In response to this article on TomPaine.com, Lynn Harris at Broadsheet asks if it isn’t time to change the term “pro-choice” to something a little more accurate:
“Choice” sounds to me like what you make between baked and mashed, when in reality these matters are life and death. “Choice” sounds — to the opposition, or the undecided — like a bunch of affluent women choosing among an array of options, including abortion on a whim (sic). When it comes to the rights we’re fighting for, after all, so many women have next to no choice at all.
This is partly why Quinlan and others say that “using the term ‘right’ — as in inalienable rights — is a frame that works much better, and can have appeal to libertarian side of both parties.” It’s also handy for linking abortion rights to civil rights, they say.

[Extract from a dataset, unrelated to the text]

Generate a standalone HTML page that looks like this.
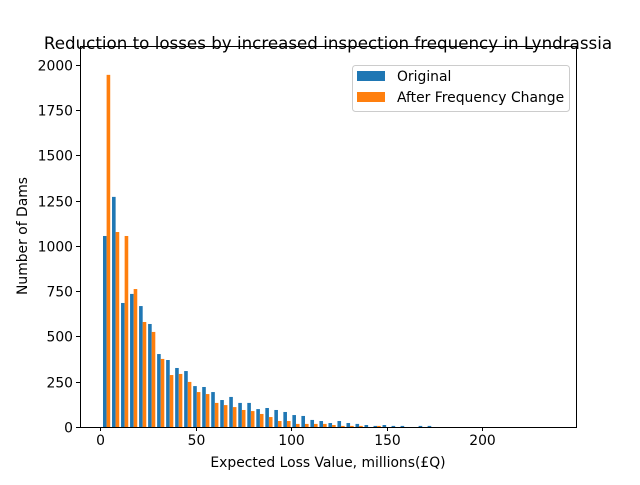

Fair enough, but we already call what we’re fighting for — at least part of it — “abortion rights.” And that still doesn’t cut it: a) We’re fighting for even more than abortion rights, and b) “abortion rights” is hardly an oomphy one-syllable word you can stick after “pro.” More to the point, it’s not an oomphy one-syllable word that can trump “life.” Damn them for taking — and failing to live up to — that one. Speaking of “them,” even “pro-family” sounds creepy at this point. So. Ideas? I’m open.
Well, I have a problem with saying that we’re fighting for “abortion rights,” because that’s only one prong in the reproductive rights (hi there, existing rights-based term!) movement. And with the anti-choicers going after women’s reproductive health in general through their opposition to birth control, their fight against the HPV vaccine, abstinence-only education, and their legislation to put warning labels on condoms, this obviously goes well beyond abortion.
So I think “reproductive rights” works quite well. Or “reproductive freedom.” But then, I didn’t have a problem with “pro-choice” in the first place. Thoughts?